Se governar é um objetivo e se André Ventura assumiu que não sairá vencedor nas próximas eleições legislativas, há um alvo a abater e chama-se “linhas vermelhas”. Aquelas que vão sendo traçadas pela esquerda (PS incluído, que nem marcou presença na sessão de encerramento) e pela Iniciativa Liberal e que deixam o PSD em maus lençóis pelos constantes pedidos de esclarecimentos sobre o que pretende fazer no futuro. Mas, para Ventura, as linhas vermelhas são apenas decididas pelos eleitores. Pelo caminho, ainda uma referência a José Sócrates, que agita sempre os militantes do Chega.

Um grande homem do distrito de Santarém dizia: quando todos nos atacam e as espadas caem sobre nós, aqui é que se revela o melhor do nosso espírito. E quero prometer-vos que, à medida que atacam mais, que espezinham mais, que dizem que somos racistas, xenófobos ou fascistas, é nessa forma que nos tornaremos mais fortes. Vamos lutar terra a terra, rua a rua deste país até sermos governo de Portugal e venceremos o Governo de António Costa neste país, porque António Costa já chegou ao fim.

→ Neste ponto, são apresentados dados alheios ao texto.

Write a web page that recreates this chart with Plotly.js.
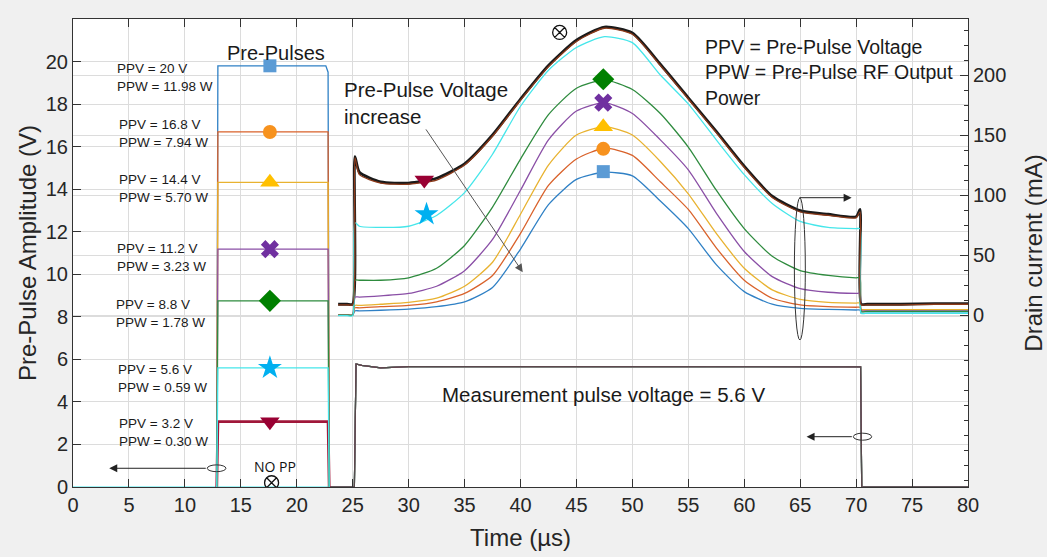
<!DOCTYPE html>
<html>
<head>
<meta charset="utf-8">
<script src="https://cdn.plot.ly/plotly-3.0.1.min.js"></script>
<style>
  html, body { margin: 0; padding: 0; background: #f0f0f0; }
  #chart { width: 1047px; height: 557px; }
</style>
</head>
<body>
<div id="chart"></div>
<script>
// ---- Gate (pre-pulse + measurement pulse) voltage, left axis, V ----
const tGate = [0, 12.85, 12.95, 22.6, 22.8, 22.9, 25.15, 25.3, 25.8, 27.5, 30, 70.4, 70.5, 80];
const gate20  = [0, 0, 19.8, 19.8, 19.5, 0, 0, 5.78, 5.72, 5.6, 5.66, 5.65, 0, 0];
const gate168 = [0, 0, 16.69, 16.69, 16.69, 0, 0, 5.78, 5.72, 5.6, 5.66, 5.65, 0, 0];
const gate144 = [0, 0, 14.32, 14.32, 14.32, 0, 0, 5.78, 5.72, 5.6, 5.66, 5.65, 0, 0];
const gate112 = [0, 0, 11.18, 11.18, 11.18, 0, 0, 5.78, 5.72, 5.6, 5.66, 5.65, 0, 0];
const gate88  = [0, 0, 8.75, 8.75, 8.75, 0, 0, 5.78, 5.72, 5.6, 5.66, 5.65, 0, 0];
const gate56  = [0, 0, 5.6, 5.6, 5.6, 0, 0, 5.78, 5.72, 5.6, 5.66, 5.65, 0, 0];
const gate32  = [0, 0, 3.07, 3.07, 3.07, 0, 0, 5.78, 5.72, 5.6, 5.66, 5.65, 0, 0];
const gateNoPP = [0, 0, 0, 0, 0, 0, 0, 5.78, 5.72, 5.6, 5.66, 5.65, 0, 0];
const PRE_PULSE_START = 1; // index in tGate where the pre-pulse starts rising
const PRE_PULSE_END = 5;   // index in tGate where the pre-pulse has fallen back to 0

// ---- Drain current, right axis, mA ----
const tDrain = [23.7, 24.5, 25.0, 25.2, 25.6, 27.5, 30, 32.5, 35, 37.5, 40, 42.5, 45, 47.5, 50,
                52.5, 55, 57.5, 60, 62.5, 65, 67.5, 70, 70.35, 70.45, 71, 74, 77, 80];
const idNoPP = [9, 9, 9, 132, 119, 111, 110, 114, 126, 150, 180, 208, 229, 240, 235,
                209, 181, 153, 124, 99, 87, 84, 82, 88, 9, 9, 9, 9.5, 9.5];
const id32   = [8.5, 8.5, 8.5, 131, 117, 110, 109, 112.5, 125, 149, 179, 207, 228, 239, 234,
                208, 180, 152, 123, 98, 86, 83, 81, 86, 8.5, 8.5, 8.5, 9, 9];
const id56   = [-0.5, -0.5, -0.5, 77, 74, 73, 74, 83, 102, 134, 174, 204, 223, 232, 227,
                200, 176, 146, 117, 93, 78, 73, 72, 72, 1.5, 1.5, 1.5, 1.5, 1.5];
const id88   = [0, 0, 0, 29, 29, 29, 31, 39, 58, 90, 130, 167, 189, 196, 188,
                168, 140, 104, 72, 49, 37, 33, 31, 31, 3, 3, 3, 3, 3];
const id112  = [0, 0, 0, 15, 15, 16, 18, 24, 37, 63, 104, 146, 170, 177, 168,
                146, 121, 85, 53, 32, 22, 19, 18, 18, 3.5, 3.5, 3.5, 3.5, 3.5];
const id144  = [0, 0, 0, 8, 8, 9, 10.5, 14, 24, 44, 84, 125, 150, 157, 150,
                128, 101, 68, 39, 21, 13, 10.5, 10, 10, 4.5, 4.5, 4.5, 4.5, 4.5];
const id168  = [0, 0, 0, 6, 6, 7, 8, 11, 18, 33, 68, 108, 130, 139, 133,
                111, 88, 56, 29, 14, 8.5, 7, 6.5, 6.5, 4.5, 4.5, 4.5, 4.5, 4.5];
const id20   = [0, 0, 0, 3.5, 3.5, 4, 5, 7, 11, 23, 55, 92, 113, 119, 116,
                95, 72, 42, 19.5, 9, 5.5, 4.7, 4.2, 4.2, 1.5, 1.5, 1.5, 1.5, 1.5];

// ---- Series labels ----
const ppvLabels = ['PPV = 20 V', 'PPV = 16.8 V', 'PPV = 14.4 V', 'PPV = 11.2 V',
                   'PPV = 8.8 V', 'PPV = 5.6 V', 'PPV = 3.2 V'];
const ppwLabels = ['PPW = 11.98 W', 'PPW = 7.94 W', 'PPW = 5.70 W', 'PPW = 3.23 W',
                   'PPW = 1.78 W', 'PPW = 0.59 W', 'PPW = 0.30 W'];

// ---- Marker positions on the curves ----
const tMarkPulse = 17.6;                // on the pre-pulse plateaus
const tMarkPeak = 47.4;                 // near the drain current peak
const peakMark = [119.5, 138.5, 157, 177, 196.5];   // mA: 20, 16.8, 14.4, 11.2, 8.8 V
const tMarkEarly = [31.6, 31.4];        // 5.6 V star, 3.2 V triangle
const earlyMark = [84, 112.5];          // mA
const noPPMark = {t: [17.75, 43.5], v: [0.2], mA: [235.5]};

const FONT = 'Liberation Sans, Arial, Helvetica, sans-serif';

const series = [
  {gate: gate20,  id: id20,  line: '#2f80c5', mk: '#5b9bd5', sym: 'square',        size: 13},
  {gate: gate168, id: id168, line: '#d9622b', mk: '#f7921e', sym: 'circle',        size: 14},
  {gate: gate144, id: id144, line: '#e8b230', mk: '#ffc000', sym: 'triangle-up',   size: 17},
  {gate: gate112, id: id112, line: '#8a4fa6', mk: '#7030a0', sym: 'x',             size: 16},
  {gate: gate88,  id: id88,  line: '#2e8b3e', mk: '#008000', sym: 'diamond',       size: 17},
  {gate: gate56,  id: id56,  line: '#45e6ea', mk: '#00b0f0', sym: 'star',          size: 18},
  {gate: gate32,  id: id32,  line: '#a0173a', mk: '#990033', sym: 'triangle-down', size: 17},
];

const traces = [];
const SPLINE = {shape: 'spline', smoothing: 0.6};

// drain current curves (right axis)
traces.push({x: tDrain, y: idNoPP, yaxis: 'y2', mode: 'lines',
  line: Object.assign({color: '#1a1a1a', width: 2.8}, SPLINE), hoverinfo: 'skip'});
[0, 1, 2, 3, 4, 5].forEach(i => {
  const s = series[i];
  traces.push({x: tDrain, y: s.id, yaxis: 'y2', mode: 'lines',
    line: Object.assign({color: s.line, width: 1.3}, SPLINE), hoverinfo: 'skip'});
});
traces.push({x: tDrain, y: id32, yaxis: 'y2', mode: 'lines',
  line: Object.assign({color: '#8b3a1a', width: 1.3}, SPLINE), hoverinfo: 'skip'});

// gate voltage: baseline and measurement pulse shared by all runs (thin)
traces.push({x: tGate, y: gateNoPP, yaxis: 'y', mode: 'lines',
  line: {color: '#45e6ea', width: 1.2}, hoverinfo: 'skip'});
series.forEach(s => {
  traces.push({x: tGate.slice(PRE_PULSE_END), y: s.gate.slice(PRE_PULSE_END),
    yaxis: 'y', mode: 'lines', line: {color: s.line, width: 1.2}, hoverinfo: 'skip'});
});
traces.push({x: tGate.slice(PRE_PULSE_END), y: gateNoPP.slice(PRE_PULSE_END), yaxis: 'y', mode: 'lines',
  line: {color: '#505050', width: 1}, hoverinfo: 'skip'});
// gate voltage: the pre-pulses themselves (maroon plateau drawn first so thinner edges sit on top)
[6, 0, 1, 2, 3, 4, 5].forEach(i => {
  const s = series[i];
  traces.push({x: tGate.slice(PRE_PULSE_START, PRE_PULSE_END + 1),
    y: s.gate.slice(PRE_PULSE_START, PRE_PULSE_END + 1),
    yaxis: 'y', mode: 'lines', line: {color: s.line, width: i === 6 ? 2.8 : 1.3}, hoverinfo: 'skip'});
});

// markers on the pre-pulse plateaus
series.forEach(s => {
  traces.push({x: [tMarkPulse], y: [s.gate[2]], yaxis: 'y', mode: 'markers',
    marker: {symbol: s.sym, size: s.size, color: s.mk, line: {width: 0}}, hoverinfo: 'skip'});
});
// markers on the drain current peaks
peakMark.forEach((v, i) => {
  const s = series[i];
  traces.push({x: [tMarkPeak], y: [v], yaxis: 'y2', mode: 'markers',
    marker: {symbol: s.sym, size: s.size, color: s.mk, line: {width: 0}}, hoverinfo: 'skip'});
});
// markers on the two low pre-pulse curves
earlyMark.forEach((v, i) => {
  const s = series[5 + i];
  traces.push({x: [tMarkEarly[i]], y: [v], yaxis: 'y2', mode: 'markers',
    marker: {symbol: s.sym, size: s.size, color: s.mk, line: {width: 0}}, hoverinfo: 'skip'});
});
// "no pre-pulse" markers
traces.push({x: [noPPMark.t[0]], y: noPPMark.v, yaxis: 'y', mode: 'markers',
  marker: {symbol: 'circle-x-open', size: 14, color: '#111', line: {width: 1.3}}, hoverinfo: 'skip'});
traces.push({x: [noPPMark.t[1]], y: noPPMark.mA, yaxis: 'y2', mode: 'markers',
  marker: {symbol: 'circle-x-open', size: 14, color: '#111', line: {width: 1.3}}, hoverinfo: 'skip'});

// PPV / PPW labels next to the pulses
const labelPos = [
  {x: 3.75, y: 19.25}, {x: 3.95, y: 16.6}, {x: 3.95, y: 14.01}, {x: 3.75, y: 10.79},
  {x: 3.7, y: 8.15}, {x: 3.85, y: 5.08}, {x: 3.95, y: 2.54}
];
const annotations = ppvLabels.map((p, i) => ({
  x: labelPos[i].x, y: labelPos[i].y, xref: 'x', yref: 'y',
  text: p + '<br>' + ppwLabels[i], showarrow: false, xanchor: 'left', yanchor: 'middle',
  align: 'left', font: {family: FONT, size: 13.5, color: '#1a1a1a'}
}));

const txt = (x, y, text, size, anchor, extra) => Object.assign({
  x: x, y: y, xref: 'x', yref: 'y', text: text, showarrow: false,
  xanchor: anchor || 'left', yanchor: 'middle', align: 'left',
  font: {family: FONT, size: size, color: '#1a1a1a'}
}, extra || {});

annotations.push(txt(18.14, 20.42, 'Pre-Pulses', 20, 'center'));
annotations.push(txt(24.0, 18.05, 'Pre-Pulse Voltage<br>increase', 20.5));
annotations.push(txt(56.33, 19.47, 'PPV = Pre-Pulse Voltage<br>PPW = Pre-Pulse RF Output<br>Power', 19.5));
annotations.push(txt(32.8, 4.33, 'Measurement pulse voltage = 5.6 V', 20.5));
annotations.push(txt(18.1, 0.955, 'NO PP', 14.5, 'center', {font: {family: 'Open Sans, Liberation Sans, sans-serif', size: 14, color: '#111'}}));

// arrows
const arrow = (x, y, ax, ay, color) => ({
  x: x, y: y, ax: ax, ay: ay, xref: 'x', yref: 'y', axref: 'x', ayref: 'y',
  text: '', showarrow: true, arrowhead: 2, arrowsize: 1.6, arrowwidth: 1,
  arrowcolor: color || '#222', standoff: 0, startstandoff: 0
});
annotations.push(arrow(40.2, 10.1, 31.46, 16.88, '#555'));
annotations.push(arrow(69.6, 13.6, 64.8, 13.6));
annotations.push(arrow(3.24, 0.88, 12.0, 0.88));
annotations.push(arrow(65.57, 2.365, 69.75, 2.365));

const shapes = [
  {type: 'circle', xref: 'x', yref: 'y', x0: 64.48, x1: 65.46, y0: 6.91, y1: 13.59,
   line: {color: '#333', width: 1}},
  {type: 'circle', xref: 'x', yref: 'y', x0: 12.0, x1: 13.67, y0: 0.72, y1: 1.04,
   line: {color: '#333', width: 1}},
  {type: 'circle', xref: 'x', yref: 'y', x0: 69.75, x1: 71.39, y0: 2.2, y1: 2.53,
   line: {color: '#333', width: 1}}
];

const AXC = '#333333';
const GRID = '#dcdcdc';

const layout = {
  width: 1047, height: 557,
  margin: {l: 73, r: 79, t: 19, b: 70, pad: 0},
  paper_bgcolor: '#f0f0f0', plot_bgcolor: '#ffffff',
  showlegend: false,
  font: {family: FONT, color: '#262626'},
  xaxis: {
    range: [0, 80], tickmode: 'linear', tick0: 0, dtick: 5,
    ticks: 'inside', ticklen: 8, tickcolor: AXC, showline: true, linecolor: AXC, mirror: 'ticks',
    showgrid: true, gridcolor: GRID, zeroline: false,
    tickfont: {size: 20, color: '#262626'},
    title: {text: 'Time (µs)', font: {size: 24, color: '#262626'}, standoff: 14}
  },
  yaxis: {
    range: [0, 22], tickmode: 'array', tickvals: [0, 2, 4, 6, 8, 10, 12, 14, 16, 18, 20],
    ticks: 'inside', ticklen: 8, tickcolor: AXC, showline: true, linecolor: AXC,
    showgrid: true, gridcolor: GRID, zeroline: false,
    tickfont: {size: 20, color: '#262626'},
    title: {text: 'Pre-Pulse Amplitude (V)', font: {size: 24, color: '#262626'}, standoff: 2}
  },
  yaxis2: {
    overlaying: 'y', side: 'right', range: [-143.3, 246.7],
    tickmode: 'array', tickvals: [0, 50, 100, 150, 200],
    ticks: 'inside', ticklen: 8, tickcolor: AXC, showline: true, linecolor: AXC,
    minor: {tickmode: 'linear', tick0: 0, dtick: 12.5, ticks: 'inside', ticklen: 4,
            tickcolor: AXC, showgrid: false},
    showgrid: true, gridcolor: GRID, zeroline: false,
    tickfont: {size: 20, color: '#262626'},
    title: {text: 'Drain current (mA)', font: {size: 24, color: '#262626'}, standoff: 20}
  },
  annotations: annotations,
  shapes: shapes
};

Plotly.newPlot('chart', traces, layout, {staticPlot: true, displayModeBar: false});
</script>
</body>
</html>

Um discurso de André Ventura sem citações nem é discurso. Desta vez, com uma reunião magna em Santarém, recorreu a alguém da terra para dizer que o melhor do homem aparece nas mais difíceis circunstâncias. E garantiu que, independentemente daquilo que se diga (“racistas, xenófobos ou fascistas”), o partido ficará mais forte e vai lutar para chegar ao Governo, vaticinando que o Executivo de António Costa “já chegou ao fim”, e que o Chega caminhará até às eleições para fazer parte de um novo governo.